Look. This one is obviously the best philly cheesesteak. We could build a bunch of phony suspense and wait till the end to tell you, but let’s not play games. Cheez Whiz reigns king.
But in declaring the Cheez Whiz steak the best, we have to address a longstanding controversy. Now, cheesesteaks were invented in the 1930s, but Cheez Whiz wasn’t introduced until the 1950s. So how can it truly claim the crown? Simple: because the people have spoken (democracy exists even in the Cheesesteak kingdom).
Famed South Philly cheesesteak hub Pat’s King of Steaks reports Cheez Whiz as the cheese of choice for the majority of its customers. And Pat’s, in fact, is named for Pat Oliveri, the inventor of the original cheesesteak, and is run by his nephew.
Here’s the kicker. When Pat first created his legendary steak sandwich, it had no cheese at all. And although American cheese and provolone were used on the sandwich before the invention of Cheez Whiz, it’s the Whiz that remains the most popular choice.
If we showed you a real chicken cheesesteak, you might become ravenously hungry. This stock photo of a chicken sandwich should give you just a little bit of an appetite while you read.
Swapping your steak for chicken is a reasonable, non-blasphemous thing to do. Nothing wrong with cutting back on red meat. However, we would be remiss if we didn’t make one important caveat. Cheez Whiz should be reserved for steak only. When switching to chicken, it’s important to choose American cheese. Or at least, that’s the advice that Tony Luke, Jr., of Tony Luke’s, gave to Philly.com, and we are going to defer to his wisdom on this one.
The Original Philly Cheesesteak with Provolone
A respectable alternative to its fun, Cheez Whiz-laden brother. The Dennis Quaid of sandwiches, if you will.
Okay. Maybe we were a little harsh on provolone cheesesteak before. The truth is, many die-hard cheesesteak aficionados swear by provolone. In fact, the owner of popular South Philly spot Geno’s claims never to have even tried Cheez Whiz on his steak, opting for provolone every time.
So this sandwich is okay. But Groupon believes in democracy, and the people’s choice—the Cheez Whiz steak—beats out the provolone steak preferred by a small group of elites any day.
This barely qualifies as a real cheesesteak… So why do you think we would validate it with a real picture?

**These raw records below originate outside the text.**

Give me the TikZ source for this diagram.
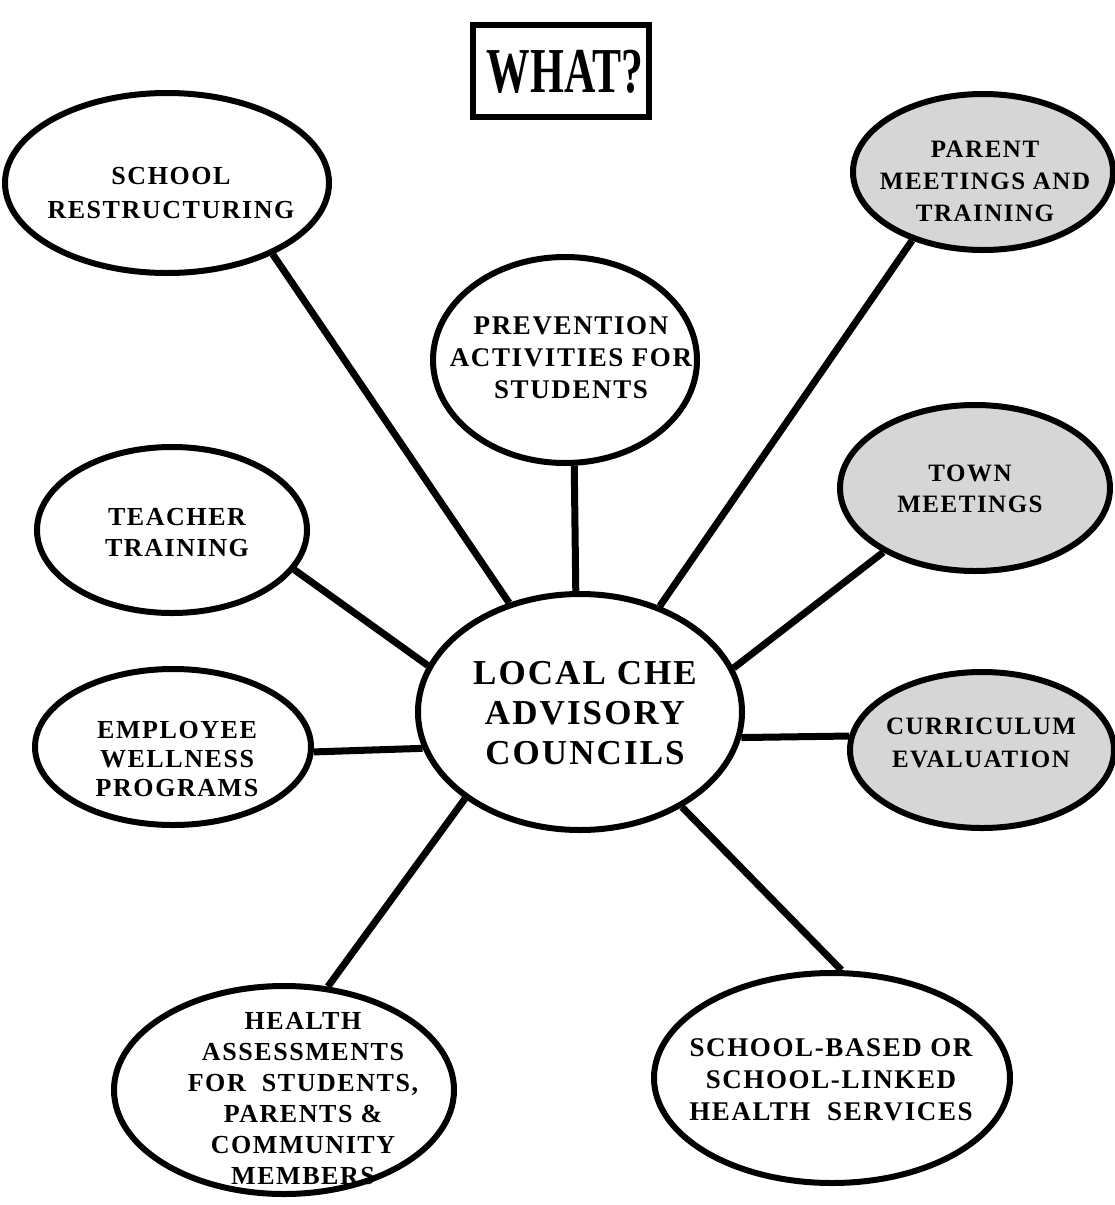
\documentclass[tikz,border=0pt]{standalone}
\usepackage{fontspec}
\usetikzlibrary{shapes.geometric}
\newfontfamily\lab{Liberation Serif Bold}[LetterSpace=6]
\newfontfamily\ttl{Liberation Serif Bold}[FakeStretch=0.68]
\newcommand{\fs}[2]{\lab\fontsize{#1}{#2}\selectfont}
\tikzset{
  bub/.style={ellipse, draw, line width=6pt, inner sep=0pt, fill=white},
  shaded/.style={fill=gray!32},
  txt/.style={align=center, inner sep=0pt},
  link/.style={line width=7pt},
}
\begin{document}
\begin{tikzpicture}[x=1pt,y=-1pt]
\useasboundingbox (0,0) rectangle (1114,1205);
% title
\node[draw, line width=6pt, minimum width=176pt, minimum height=92pt, inner sep=0pt] (title) at (561,71) {};
\node[txt, font={\ttl\fontsize{64}{64}\selectfont}] (titlet) at (565,72) {WHAT?};
% bubbles
\node[bub, minimum width=324pt, minimum height=180pt] (sr) at (167,183) {};
\node[bub, shaded, minimum width=260pt, minimum height=156pt] (pm) at (983,172) {};
\node[bub, minimum width=264pt, minimum height=206pt] (pa) at (565,360) {};
\node[bub, minimum width=270pt, minimum height=166pt] (tt) at (172,530) {};
\node[bub, shaded, minimum width=270pt, minimum height=166pt] (tm) at (975,488) {};
\node[bub, minimum width=324pt, minimum height=236pt] (lc) at (580,712) {};
\node[bub, minimum width=276pt, minimum height=156pt] (ew) at (173,747) {};
\node[bub, shaded, minimum width=264pt, minimum height=156pt] (ce) at (982,750) {};
\node[bub, minimum width=340pt, minimum height=208pt] (ha) at (284,1090) {};
\node[bub, minimum width=356pt, minimum height=210pt] (sb) at (832,1078) {};
% texts
\node[txt, font={\fs{26}{34}}] (srt) at (171,193) {SCHOOL\\RESTRUCTURING};
\node[txt, font={\fs{25}{32}}] (pmt) at (985,181) {PARENT\\MEETINGS AND\\TRAINING};
\node[txt, font={\fs{27}{32}}] (pat) at (571,358) {PREVENTION\\ACTIVITIES FOR\\STUDENTS};
\node[txt, font={\fs{26}{31}}] (ttt) at (177,533) {TEACHER\\TRAINING};
\node[txt, font={\fs{25}{31}}] (tmt) at (970,489) {TOWN\\MEETINGS};
\node[txt, font={\fs{35}{40}}] (lct) at (585,713) {LOCAL CHE\\ADVISORY\\COUNCILS};
\node[txt, font={\fs{26}{29}}] (ewt) at (177,759) {EMPLOYEE\\WELLNESS\\PROGRAMS};
\node[txt, font={\fs{25}{33}}] (cet) at (981,743) {CURRICULUM\\EVALUATION};
\node[txt, font={\fs{26}{31}}] (hat) at (303,1099) {HEALTH\\ASSESSMENTS\\FOR\ \ STUDENTS,\\PARENTS \&\\COMMUNITY\\MEMBERS};
\node[txt, font={\fs{27}{32}}] (sbt) at (831,1080) {SCHOOL-BASED OR\\SCHOOL-LINKED\\HEALTH\ \ SERVICES};
% connectors
\draw[link] (sr.-34.6) -- (lc.123.3);
\draw[link] (pa.-85) -- (lc.92);
\draw[link] (pm.-136.9) -- (lc.53.7);
\draw[link] (tt.-18.7) -- (lc.163.7);
\draw[link] (tm.215.8) -- (lc.16);
\draw[link] (ew.-2) -- (lc.193);
\draw[link] (ce.174) -- (lc.-9);
\draw[link] (ha.67.6) -- (lc.217.4);
\draw[link] (sb.85.4) -- (lc.-43.4);
\end{tikzpicture}
\end{document}
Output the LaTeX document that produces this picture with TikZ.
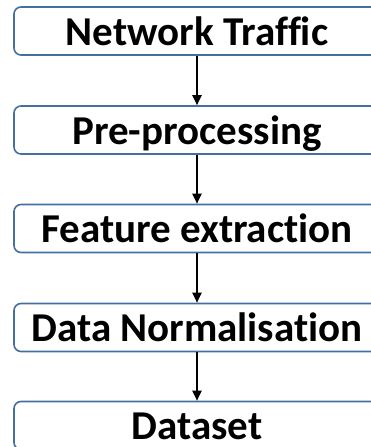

There are some wise guys out there who think they can improve upon perfection. Bless them for trying. But the phenomenon known as the pizza steak—a twist on the philly with tomato sauce, mozzarella, and possibly peppers and mushrooms—is treading on very thin ice. And since a cheesesteak is supposed to be nice and hot, it should never be near ice at all, not even metaphorically.
Because our love of pizza knows no bounds, we can accept that some people want to eat this sandwich. But if you choose to order one, just be aware that you are testing the limits of what constitutes a cheesesteak.
Is this a picture of a vegan cheesesteak? It’s hard to tell, because this monstrosity has nothing to do with real cheesesteaks.
Is a broken umbrella really an umbrella if it doesn’t protect you from the rain? Is a cheesesteak really a cheesesteak if it has no steak or cheese? This is blasphemy pure and simple. We are talking about a sandwich with seitan or mushrooms and soy-based “cheese.”
Sure, that’s a sandwich of some sort. Maybe even a delicious one. But it’s not a cheesesteak. Labeling it so is a disgrace to Pat Oliveri and his sacred and wonderful invention, and true cheesesteak lovers will not stand for it, not now, not ever.